Cass. 21.5.2008 n. 12985).

Infine, osserva il Collegio che, con la memoria ai sensi dell’art. 378 c.p.c., la società ricorrente, invoca, in via subordinata, l’applicazione dello ius superveniens, rappresentato dalla L. 4 novembre 2010, n. 183, art. 32, commi 5, 6 e 7, in vigore dal 24 novembre 2010.

Orbene, va premesso, in via di principio, che costituisce condizione necessaria per poter applicare nel giudizio di legittimità lo ius superveniens che abbia introdotto, con efficacia retroattiva, una nuova disciplina del rapporto controverso, il fatto che quest’ultima sia in qualche modo pertinente rispetto alle questioni oggetto di censura nel ricorso, in ragione della natura del controllo di legittimità, il cui perimetro è limitato dagli specifici motivi di ricorso (cfr. Cass. 8 maggio 2006 n. 10547, Cass. 27-2-2004 n. 4070).
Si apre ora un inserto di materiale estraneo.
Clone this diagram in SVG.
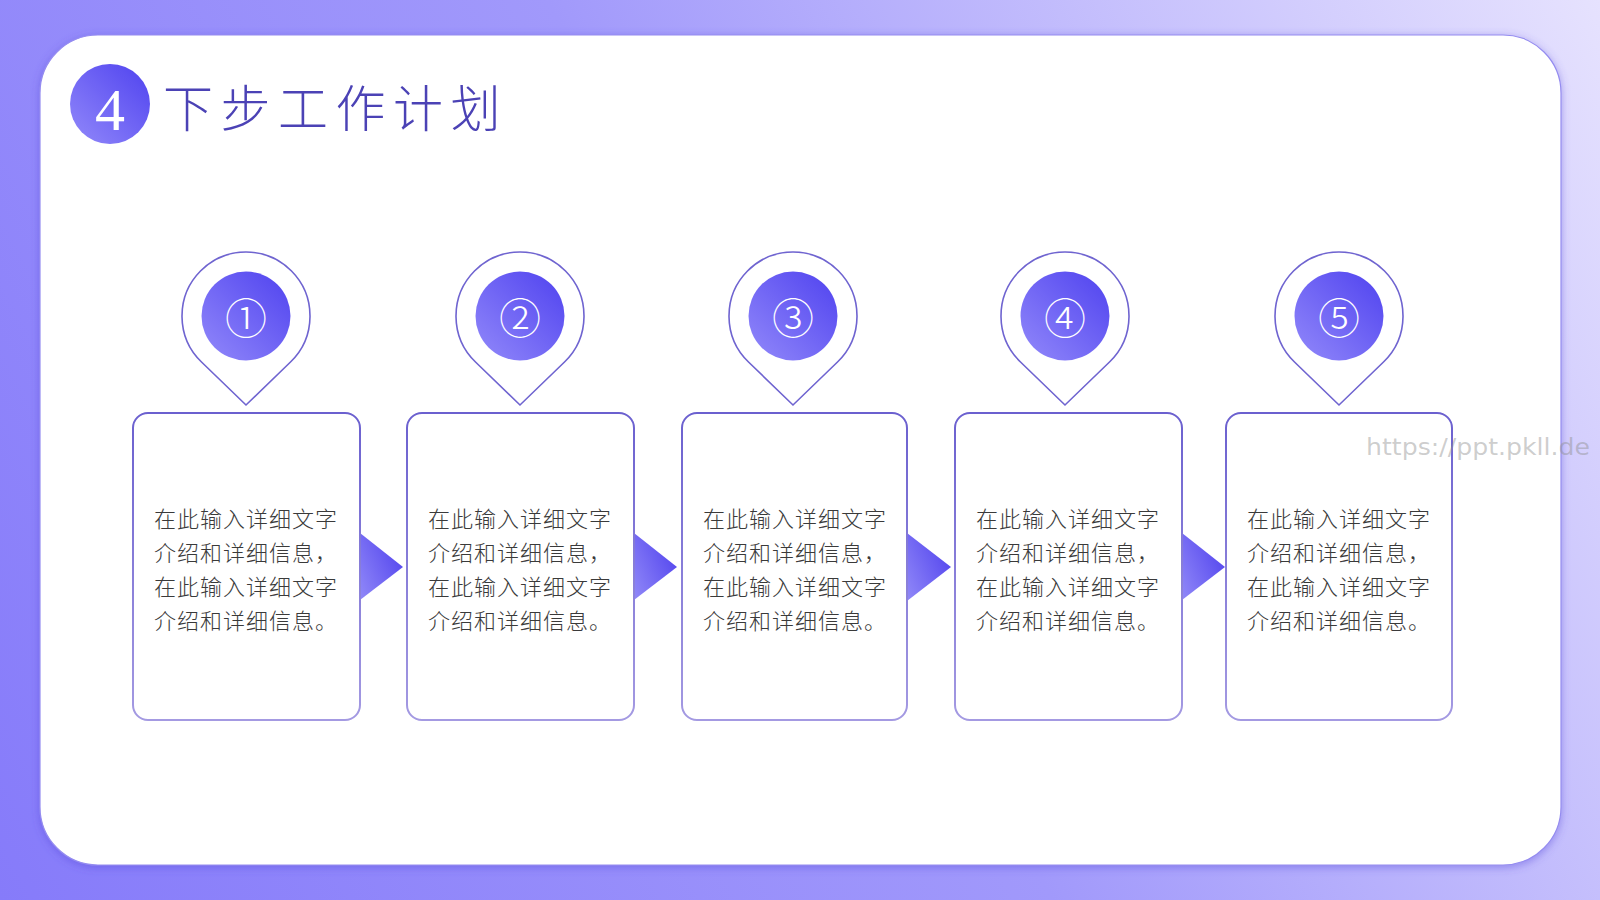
<svg xmlns="http://www.w3.org/2000/svg" width="1600" height="900" viewBox="0 0 1600 900">
  <defs>
    <linearGradient id="bg" x1="0" y1="900" x2="1600" y2="0" gradientUnits="userSpaceOnUse">
      <stop offset="0" stop-color="#867bfa"/>
      <stop offset="0.5" stop-color="#a199fb"/>
      <stop offset="1" stop-color="#e6e2fe"/>
    </linearGradient>
    <linearGradient id="ball" x1="0" y1="1" x2="1" y2="0">
      <stop offset="0" stop-color="#9289fa"/>
      <stop offset="1" stop-color="#4f42ef"/>
    </linearGradient>
    <linearGradient id="tri" x1="0" y1="1" x2="1" y2="0.3">
      <stop offset="0" stop-color="#9189f8"/>
      <stop offset="1" stop-color="#5446ee"/>
    </linearGradient>
    <linearGradient id="boxstroke" x1="0" y1="0" x2="0" y2="1">
      <stop offset="0" stop-color="#6b60cf"/>
      <stop offset="1" stop-color="#a49ae2"/>
    </linearGradient>
    <filter id="cardshadow" x="-5%" y="-5%" width="110%" height="110%">
      <feDropShadow dx="0" dy="2" stdDeviation="4" flood-color="#5446d8" flood-opacity="0.45"/>
    </filter>
    <path id="pin" d="M0,405 L-44.5,362 A64,64 0 1 1 44.5,362 Z"/>
  </defs>
  <style>
    .pin { fill: #ffffff; stroke: #6f64d0; stroke-width: 1.6; }
    .ball { fill: url(#ball); }
    .num { font-family: "Noto Sans CJK SC", "DejaVu Sans", sans-serif; font-size: 42px; fill: #ffffff; text-anchor: middle; font-weight: 300; }
    .box { fill: #ffffff; stroke: url(#boxstroke); stroke-width: 2; }
    .body { font-family: "Noto Sans CJK SC", sans-serif; font-size: 22px; fill: #3a3a3a; letter-spacing: 1px; font-weight: 300; }
    .arrow { fill: url(#tri); }
    .big4 { font-family: "Liberation Serif", "DejaVu Serif", serif; font-size: 60px; fill: #ffffff; text-anchor: middle; }
    .title { font-family: "Noto Sans CJK SC", sans-serif; font-size: 50px; font-weight: 300; letter-spacing: 7.5px; fill: #4b42b5; }
    .wm { font-family: "DejaVu Sans", sans-serif; font-size: 23px; fill: #8f8f8f; fill-opacity: 0.45; }
  </style>

  <rect x="0" y="0" width="1600" height="900" fill="url(#bg)"/>
  <rect x="40" y="35" width="1521" height="830" rx="58" ry="58" fill="#ffffff" stroke="#958cf0" stroke-width="1.2" filter="url(#cardshadow)"/>

  <g id="title">
    <circle cx="110" cy="104" r="40" fill="url(#ball)"/>
    <text class="big4" x="110" y="130">4</text>
    <text class="title" x="163" y="127">下步工作计划</text>
  </g>

  <g id="connectors">
    <polygon class="arrow" points="360,533 403,567 360,600"/>
    <polygon class="arrow" points="634,533 677,567 634,600"/>
    <polygon class="arrow" points="907,533 951,567 907,601"/>
    <polygon class="arrow" points="1182,533 1225,567 1182,600"/>
  </g>

  <g id="step1">
    <use href="#pin" class="pin" transform="translate(246,0)"/>
    <circle class="ball" cx="246" cy="316" r="44.5"/>
    <text class="num" x="246" y="334">①</text>
    <rect class="box" x="133" y="413" width="227" height="307" rx="15" ry="15"/>
    <text class="body" x="154" y="527">在此输入详细文字</text>
    <text class="body" x="154" y="561">介绍和详细信息，</text>
    <text class="body" x="154" y="595">在此输入详细文字</text>
    <text class="body" x="154" y="629">介绍和详细信息。</text>
  </g>

  <g id="step2">
    <use href="#pin" class="pin" transform="translate(520,0)"/>
    <circle class="ball" cx="520" cy="316" r="44.5"/>
    <text class="num" x="520" y="334">②</text>
    <rect class="box" x="407" y="413" width="227" height="307" rx="15" ry="15"/>
    <text class="body" x="428" y="527">在此输入详细文字</text>
    <text class="body" x="428" y="561">介绍和详细信息，</text>
    <text class="body" x="428" y="595">在此输入详细文字</text>
    <text class="body" x="428" y="629">介绍和详细信息。</text>
  </g>

  <g id="step3">
    <use href="#pin" class="pin" transform="translate(793,0)"/>
    <circle class="ball" cx="793" cy="316" r="44.5"/>
    <text class="num" x="793" y="334">③</text>
    <rect class="box" x="682" y="413" width="225" height="307" rx="15" ry="15"/>
    <text class="body" x="703" y="527">在此输入详细文字</text>
    <text class="body" x="703" y="561">介绍和详细信息，</text>
    <text class="body" x="703" y="595">在此输入详细文字</text>
    <text class="body" x="703" y="629">介绍和详细信息。</text>
  </g>

  <g id="step4">
    <use href="#pin" class="pin" transform="translate(1065,0)"/>
    <circle class="ball" cx="1065" cy="316" r="44.5"/>
    <text class="num" x="1065" y="334">④</text>
    <rect class="box" x="955" y="413" width="227" height="307" rx="15" ry="15"/>
    <text class="body" x="976" y="527">在此输入详细文字</text>
    <text class="body" x="976" y="561">介绍和详细信息，</text>
    <text class="body" x="976" y="595">在此输入详细文字</text>
    <text class="body" x="976" y="629">介绍和详细信息。</text>
  </g>

  <g id="step5">
    <use href="#pin" class="pin" transform="translate(1339,0)"/>
    <circle class="ball" cx="1339" cy="316" r="44.5"/>
    <text class="num" x="1339" y="334">⑤</text>
    <rect class="box" x="1226" y="413" width="226" height="307" rx="15" ry="15"/>
    <text class="body" x="1247" y="527">在此输入详细文字</text>
    <text class="body" x="1247" y="561">介绍和详细信息，</text>
    <text class="body" x="1247" y="595">在此输入详细文字</text>
    <text class="body" x="1247" y="629">介绍和详细信息。</text>
  </g>

  <text class="wm" x="1366" y="455" textLength="224" lengthAdjust="spacingAndGlyphs">https://ppt.pkll.de</text>
</svg>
Tale condizione non sussiste nella fattispecie, benchè, con sentenza della Corte Costituzionale n. 303/2011 siano state dichiarate non fondate le questioni di legittimità costituzionale della L. 4 novembre 2010, n. 183, art. 32, commi 5, 6 e 7, sollevate, con riferimento agli artt. 3, 4, 11, 24, 101, 102, 111 Cost. e art. 117 Cost., comma 1.

Alla stregua delle esposte argomentazioni il ricorso va respinto e le spese di lite del presente giudizio, per il principio della soccombenza, vanno poste a carico della società nella misura determinata in dispositivo.

P.Q.M.

La Corte rigetta il ricorso e condanna la società ricorrente al pagamento delle spese del presente giudizio, liquidate in Euro 50,00 per esborsi, Euro 3.000,00 per onorari, oltre spese generali, IVA e CPA. Così deciso in Roma, il 12 gennaio 2012.

Testo non ufficiale. La sola stampa del bollettino ufficiale ha carattere legale.